Several months into the case, Detective Leesa Alexander, who had initially been working to aid Parkinson against Jones, discovered various inconsistencies in Parkinson's story and shifted her investigation from Jones to Parkinson. By this point, the Jones family had spent over $600,000 to try to prove Daniel Jones's innocence; this, along with the stress of the case, led Ian and Michelle Jones to divorce, although they remained close friends afterwards. As a former prison guard, Daniel Jones was subject to extremely harsh treatment in prison and contemplated suicide while awaiting his trial. Using a dated family photograph of Jones with his young nephew, as well as GPS data, it was established that Jones could not have possibly committed the crimes that Parkinson had accused him of, as he was not even physically within Parkinson's vicinity at the time of the alleged rape. The charges against him were dropped, and Daniel Jones was released from prison.

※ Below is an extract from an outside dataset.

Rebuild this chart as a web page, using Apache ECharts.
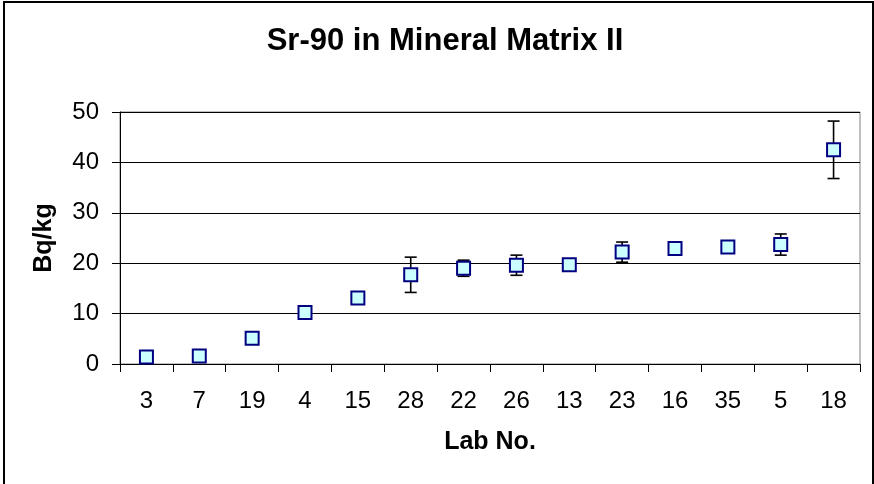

==Parkinson's conviction==
After Daniel Jones's innocence was established, Parkinson was arrested, charged with filing a false report of a punishable crime, and was found guilty in 2015. Parkinson served two years of a three-year prison sentence, after which she was released on parole and married Scott John White, legally changing her own surname to "White" and residing on his property. Scott John White was later charged with perjury after being implicated as aiding in Parkinson's false accusations and staged rape. It was also argued that the empty condom wrapper discovered at the rape scene had in fact been White's condom, not Jones's.

==Cultural impact==
Owing in part to the extreme nature of Parkinson's accusations, as well as police corruption and failure of the Australian legal system in its approach to the case, the Sarah Jane Parkinson case has become synonymous with the concept of false accusations in Australia, as well as with the limitations of the #MeToo movement. Michelle Jones, angry at the legal system's treatment of her son, helped to start an activist group called Mothers of Sons, intended to raise awareness of men and boys falsely accused of crimes against women. Mothers of Sons was accused of being an anti-feminist organization by Caitlin Roper of feminist group Collective Shout. Speaking on the matter, Roper stated that "this idea that men are disadvantaged in the legal system is not in line with reality." In response, Mothers of Sons pointed out the social harm to women created by false accusations against men, noting that false accusations are "ruining it for women who really need help."

The Parkinson case was extensively covered by 60 Minutes Australia, in which it was suggested that Parkinson had grown bored with Daniel Jones and had hoped to be given his house in the aftermath of his arrest. Parkinson herself has never stated this, although she continued to live in Jones's house with her then-boyfriend Scott John White after Jones was sent to jail.